Mr. Once-A-Week kind of sounds like he's working on the "friendship with benefits" model. His comment that "we are what we are" and lack of concern over you dating Mr. Sweet make me think that. Whereas you might be working off a different model, in fact your model is so different that the whole situation with Mr. Once-A-Week has you making yourself sick and staying up all night.

Add to all this the idea that Mr. Once-A-Week is so inadequate to your needs that you were capable of having a serious interest in someone else in the first place.

Your instincts know the answer.

buddha_bellies
08-16-2009, 07:39 AM
I made myself sick over this last night. I felt horrible that I was going out with guy #2. And he is a nice, sweet guy. Kind of a dork, as opposed to guy #1s total coolness in all situations. I just don't want to hurt guy #1. I had thought I would be OK with just what he could give me, no more. But I don't know that that's right.
Sigh. I got about 3 hours sleep last night.

But I don't think you're hurting guy #1. He's been brutually honest with you. It is what it is. It's very black and white to me with that guy and what he's saying. There's no hidden message behind it. I know. I've been through this too. If you feel something is bothering you with him, trust your feeling.

I don't think you're hurting guy #1 at all. You're honest with him. He just want to hang out once a week. So why do you think you're hurting him?

Give #2 a chance. When you're with him, just have fun. Enjoy your time with him. It will be healthy for you to see what else is out there.

Good luck!

Zen
08-16-2009, 10:13 AM
Listen to Knott.
Knott is wise.

I'm having that printed on a tee shirt.

Ann G
08-16-2009, 12:43 PM
I'm with the rest on this. It seems that you want more from a relationship than guy #1 is willing to give. Seeing guy #2 is not cheating on guy #1. Give guy #2 a chance, and try that kiss assessment idea.

redrhodie
08-16-2009, 01:05 PM
I made myself sick over this last night. I felt horrible that I was going out with guy #2. And he is a nice, sweet guy. Kind of a dork, as opposed to guy #1s total coolness in all situations. I just don't want to hurt guy #1. I had thought I would be OK with just what he could give me, no more. But I don't know that that's right.
Sigh. I got about 3 hours sleep last night.

Hmmm, now I don't think either of them is the right guy for you. You lost me with #2 on "dork". I was okay with "nerd" but am not okay with "dork".

Mr. Bloom
08-16-2009, 02:27 PM
Don't place a loyalty standard on yourself that is greater than the one being offered by Guy #1. He's not seeking anything else, so you're meeting a convenient need. By the same token, don't get yourself in an unfulfilling lapdog relationship with Guy #2...that could be equally unsatisfying.

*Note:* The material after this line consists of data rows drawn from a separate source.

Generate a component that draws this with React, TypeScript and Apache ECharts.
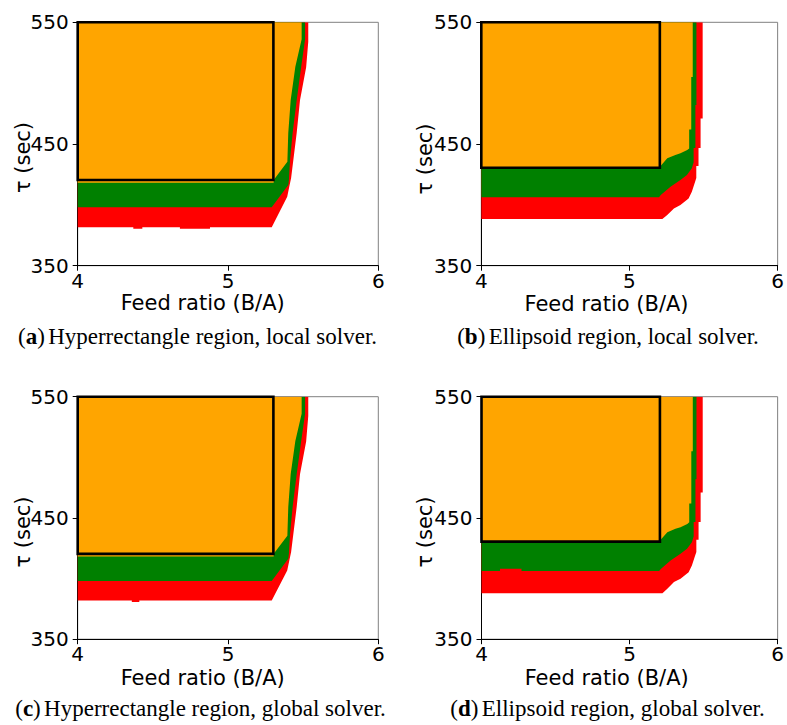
import React, { useEffect, useRef } from "react";
import * as echarts from "echarts";

type Pt = [number, number];

const X_TICKS = [4, 5, 6];
const Y_TICKS = [350, 450, 550];
const X_RANGE = [4, 6];
const Y_RANGE = [350, 550];

// (a) Hyperrectangle region, local solver
const A_RED: Pt[] = [[4, 550], [5.534, 550], [5.534, 534], [5.52, 513], [5.479, 486], [5.457, 459], [5.435, 437], [5.42, 422], [5.408, 415], [5.394, 406.6], [5.291, 381.5], [4.88, 381.5], [4.88, 380.3], [4.68, 380.3], [4.68, 381.5], [4.43, 381.5], [4.43, 380.3], [4.37, 380.3], [4.37, 381.5], [4, 381.5]];
const A_GREEN: Pt[] = [[4, 550], [5.513, 550], [5.513, 536], [5.487, 513.5], [5.457, 486], [5.43, 459], [5.413, 437], [5.405, 420], [5.401, 416.3], [5.291, 398], [4, 398]];
const A_ORANGE: Pt[] = [[4, 550], [5.49, 550], [5.49, 536], [5.448, 513.5], [5.417, 486], [5.401, 459], [5.395, 435.4], [5.304, 420.4], [5.304, 418.2], [4, 418.2]];
const A_RECT = [4, 5.302, 420.4, 550];

// (b) Ellipsoid region, local solver
const B_RED: Pt[] = [[4, 550], [5.494, 550], [5.494, 471], [5.48, 471], [5.48, 446.7], [5.466, 446.7], [5.466, 432], [5.451, 432], [5.451, 422], [5.443, 419], [5.421, 410.7], [5.399, 405.3], [5.344, 399.8], [5.3, 397.1], [5.255, 391.6], [5.222, 388.3], [4, 388.3]];
const B_GREEN: Pt[] = [[4, 550], [5.452, 550], [5.452, 482], [5.445, 482], [5.445, 446.7], [5.433, 446.7], [5.433, 435], [5.421, 430], [5.388, 424.5], [5.344, 420.4], [5.277, 414.9], [5.211, 408], [5.2, 406.2], [4, 406.2]];
const B_ORANGE: Pt[] = [[4, 550], [5.427, 550], [5.427, 505], [5.417, 505], [5.417, 462], [5.403, 462], [5.403, 446.4], [5.39, 445], [5.344, 442.3], [5.31, 441], [5.255, 438.2], [5.21, 432], [5.205, 431], [4, 431]];
const B_RECT = [4, 5.205, 430.5, 550];

// (c) Hyperrectangle region, global solver
const C_RED: Pt[] = [[4, 550], [5.534, 550], [5.534, 534], [5.52, 513], [5.479, 486], [5.457, 459], [5.435, 437], [5.42, 422], [5.408, 415], [5.394, 406.6], [5.291, 382], [4.41, 382], [4.41, 380.6], [4.36, 380.6], [4.36, 382], [4, 382]];
const C_GREEN: Pt[] = [[4, 550], [5.513, 550], [5.513, 536], [5.487, 513.5], [5.457, 486], [5.43, 459], [5.413, 437], [5.405, 420], [5.401, 416.3], [5.291, 398], [4, 398]];
const C_ORANGE: Pt[] = [[4, 550], [5.49, 550], [5.49, 536], [5.448, 513.5], [5.417, 486], [5.401, 459], [5.395, 435.4], [5.304, 420.4], [5.304, 418.2], [4, 418.2]];
const C_RECT = [4, 5.302, 420.4, 550];

// (d) Ellipsoid region, global solver
const D_RED: Pt[] = [[4, 550], [5.494, 550], [5.494, 471], [5.48, 471], [5.48, 446.7], [5.466, 446.7], [5.466, 432], [5.451, 432], [5.451, 422], [5.443, 419], [5.421, 410.7], [5.399, 405.3], [5.344, 399.8], [5.3, 397.1], [5.255, 391.6], [5.222, 388], [4, 388]];
const D_GREEN: Pt[] = [[4, 550], [5.452, 550], [5.452, 482], [5.445, 482], [5.445, 446.7], [5.433, 446.7], [5.433, 435], [5.421, 430], [5.388, 424.5], [5.344, 420.4], [5.277, 414.9], [5.211, 408], [5.2, 406.2], [4.27, 406.2], [4.27, 408.1], [4.125, 408.1], [4.125, 406.2], [4, 406.2]];
const D_ORANGE: Pt[] = [[4, 550], [5.427, 550], [5.427, 505], [5.417, 505], [5.417, 462], [5.403, 462], [5.403, 446.4], [5.39, 445], [5.344, 442.3], [5.31, 441], [5.255, 438.2], [5.21, 432], [5.205, 431], [4, 431]];
const D_RECT = [4, 5.205, 430.5, 550];

const LETTERS = ["a", "b", "c", "d"];
const CAPTIONS = [
  "Hyperrectangle region, local solver.",
  "Ellipsoid region, local solver.",
  "Hyperrectangle region, global solver.",
  "Ellipsoid region, global solver.",
];
const X_NAME = "Feed ratio (B/A)";
const Y_NAME = "\u03c4 (sec)";

const PANELS = [
  { red: A_RED, green: A_GREEN, orange: A_ORANGE, rect: A_RECT },
  { red: B_RED, green: B_GREEN, orange: B_ORANGE, rect: B_RECT },
  { red: C_RED, green: C_GREEN, orange: C_ORANGE, rect: C_RECT },
  { red: D_RED, green: D_GREEN, orange: D_ORANGE, rect: D_RECT },
];

// layout (pixels)
const GRIDS = [
  { left: 77.7, top: 22.3, width: 300.6, height: 243.4 },
  { left: 481.3, top: 22.3, width: 300.7, height: 243.4 },
  { left: 77.7, top: 396.7, width: 300.6, height: 242.5 },
  { left: 481.5, top: 396.7, width: 300.5, height: 242.5 },
];
const XNAME_POS = [[202.7, 303], [606.5, 303.5], [202.7, 677.5], [606.7, 677.5]];
const YNAME_POS = [[22.5, 157.5], [424.5, 159], [22.5, 532], [424.5, 532]];
const CAPTION_POS = [[197.5, 336], [608, 336], [200.5, 708], [607.5, 708]];

const COLORS = { red: "#ff0000", green: "#008000", orange: "#ffa500" };
const SANS = "'DejaVu Sans', sans-serif";
const SERIF = "'Liberation Serif', 'Times New Roman', serif";
const FS_TICK = 20;
const FS_NAME = 21;

function polySeries(idx: number, poly: Pt[], color: string) {
  return {
    type: "custom",
    xAxisIndex: idx,
    yAxisIndex: idx,
    silent: true,
    clip: true,
    data: [0],
    renderItem: (_p: any, api: any) => ({
      type: "polygon",
      shape: { points: poly.map((p) => api.coord(p)) },
      style: { fill: color, stroke: null },
    }),
  };
}

function rectSeries(idx: number, r: number[]) {
  return {
    type: "custom",
    xAxisIndex: idx,
    yAxisIndex: idx,
    silent: true,
    clip: false,
    data: [0],
    z: 5,
    renderItem: (_p: any, api: any) => ({
      type: "polygon",
      shape: {
        points: [
          api.coord([r[0], r[2]]),
          api.coord([r[1], r[2]]),
          api.coord([r[1], r[3]]),
          api.coord([r[0], r[3]]),
        ],
      },
      style: { fill: "none", stroke: "#000", lineWidth: 2.6 },
    }),
  };
}

export default function App() {
  const ref = useRef<HTMLDivElement>(null);
  useEffect(() => {
    if (!ref.current) return;
    const chart = echarts.init(ref.current, null, { renderer: "svg" });
    const grid = GRIDS.map((g) => ({
      ...g,
      show: true,
      borderColor: "#808080",
      borderWidth: 1,
      backgroundColor: "transparent",
      containLabel: false,
    }));
    const axisCommon = {
      axisLine: { show: true, onZero: false, lineStyle: { color: "#000", width: 1 } },
      splitLine: { show: false },
    };
    const xAxis = GRIDS.map((_, i) => ({
      type: "value",
      gridIndex: i,
      min: X_RANGE[0],
      max: X_RANGE[1],
      interval: 1,
      ...axisCommon,
      axisTick: { show: true, inside: false, length: 5, lineStyle: { color: "#000" }, customValues: X_TICKS },
      axisLabel: { fontSize: FS_TICK, lineHeight: 20, color: "#000", fontFamily: SANS, margin: 5, customValues: X_TICKS, showMinLabel: true, showMaxLabel: true },
    }));
    const yAxis = GRIDS.map((_, i) => ({
      type: "value",
      gridIndex: i,
      min: Y_RANGE[0],
      max: Y_RANGE[1],
      ...axisCommon,
      axisTick: { show: true, inside: false, length: 5, lineStyle: { color: "#000" }, customValues: Y_TICKS },
      axisLabel: { fontSize: FS_TICK, color: "#000", fontFamily: SANS, margin: 9, customValues: Y_TICKS, showMinLabel: true, showMaxLabel: true },
    }));
    const series: any[] = [];
    PANELS.forEach((p, i) => {
      series.push(polySeries(i, p.red, COLORS.red));
      series.push(polySeries(i, p.green, COLORS.green));
      series.push(polySeries(i, p.orange, COLORS.orange));
      series.push(rectSeries(i, p.rect));
    });
    const graphic: any[] = [];
    PANELS.forEach((_, i) => {
      graphic.push({
        type: "text",
        x: XNAME_POS[i][0],
        y: XNAME_POS[i][1],
        silent: true,
        style: { text: X_NAME, fill: "#000", font: `${FS_NAME}px ${SANS}`, lineHeight: 18, align: "center", verticalAlign: "middle" },
      });
      graphic.push({
        type: "text",
        x: YNAME_POS[i][0],
        y: YNAME_POS[i][1],
        rotation: Math.PI / 2,
        silent: true,
        style: { text: Y_NAME, fill: "#000", font: `${FS_NAME}px ${SANS}`, lineHeight: 16, align: "center", verticalAlign: "middle" },
      });
      graphic.push({
        type: "text",
        x: CAPTION_POS[i][0],
        y: CAPTION_POS[i][1],
        silent: true,
        style: {
          text: `{p|(}{b|${LETTERS[i]}}{p|)} {t|${CAPTIONS[i]}}`,
          align: "center",
          verticalAlign: "middle",
          rich: {
            p: { fontFamily: SERIF, fontSize: 23, fill: "#000" },
            b: { fontFamily: SERIF, fontSize: 23, fontWeight: "bold", fill: "#000" },
            t: { fontFamily: SERIF, fontSize: 23, fill: "#000" },
          },
        },
      });
    });
    chart.setOption({
      animation: false,
      backgroundColor: "#fff",
      grid,
      xAxis,
      yAxis,
      series,
      graphic,
    });
    return () => chart.dispose();
  }, []);
  return (
    <div
      ref={ref}
      style={{ position: "absolute", left: 0, top: 0, width: 787, height: 725 }}
    />
  );
}
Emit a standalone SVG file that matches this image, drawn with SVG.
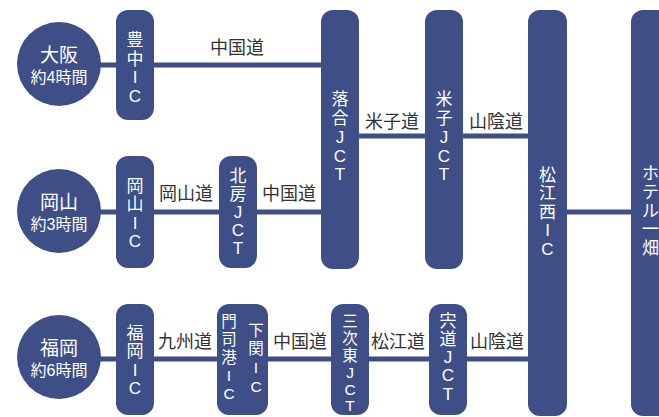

I guess you really have to ask yourself whether you would be happy if the status quo with #1 was maintained for another 5 years? 10 years? Is this what you want or will you be feeling that your commitment is a bit unrequited by then?

I agree with everything Knott said (except the kiss)

kenyonchris
08-16-2009, 05:03 PM
You guys are great. I had a serious talk with guy #1 today, he was honestly upset that I would miss out on something fun because of him, and I get the feeling he is backing off because he wants me to get out there. He is really a great, great guy who has had bad relationships. I guess I am going to read the writing on the wall, no matter how much I would like it to say something else.
It makes me sad, I adore him.

Guy #2 is very attentive (almost too attentive). But I am keeping it as low key and slow as possible so that I can really get a feel for it, and I don't have any desire to jump from one serious relationship to another.

THANK YOU to everyone who has chimed or will chime in. This is really hard, and you guys make it better.